23. Through these three proposals, the Commission seeks to reform
operational protocols that present barriers to the integration of VERs
and to ensure the cost of integrating new resources, such as VERs, are
not unnecessarily inflated by inappropriate systems and processes.
While the proposed reforms focus on discrete operational protocols,
they are integrally related and should be understood as complementary
parts of a package. The Commission believes this set of reforms will
help to level the playing field for all types of resources, provide
much-needed clarification as to the roles and responsibilities of
public utility transmission providers and transmission customers, and
bring greater transparency and efficiency to existing system
operations. As described in more detail below, the Commission believes
that these proposed rules are necessary to remedy undue discrimination
in existing transmission system operations and to ensure that rates for
Commission-jurisdictional services are just and reasonable.

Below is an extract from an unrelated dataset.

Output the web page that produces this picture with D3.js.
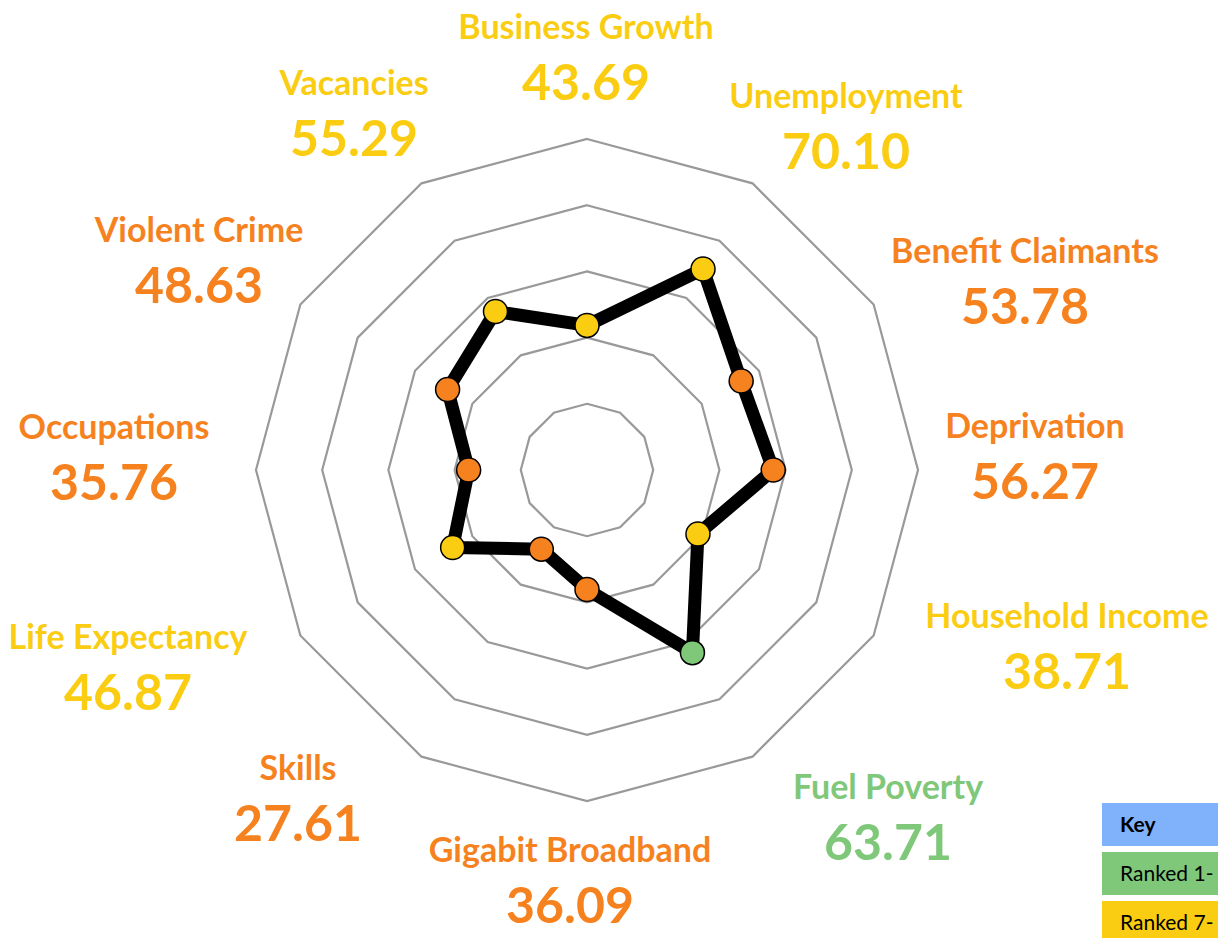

24. As should be clear from the scope of this Proposed Rule, the
Commission is not proposing to address the additional issues identified
in the Integrating VERs NOI at this time. Upon review of the comments,
the Commission believes that further study of many issues identified in
the Integrating VERs NOI is required. In addition, a number of parties
are actively developing solutions to address issues raised in the
Integrating VERs NOI.\43\ Therefore, in keeping with the suggestion of
a number of commenters to allow individual regions to continue to
develop solutions to the challenges unique to their characteristics and
resources, and in recognition of commenters who seek Commission
engagement on these issues, the Commission proposes to instruct its
staff to monitor and conduct outreach with industry stakeholders to
keep abreast of developments.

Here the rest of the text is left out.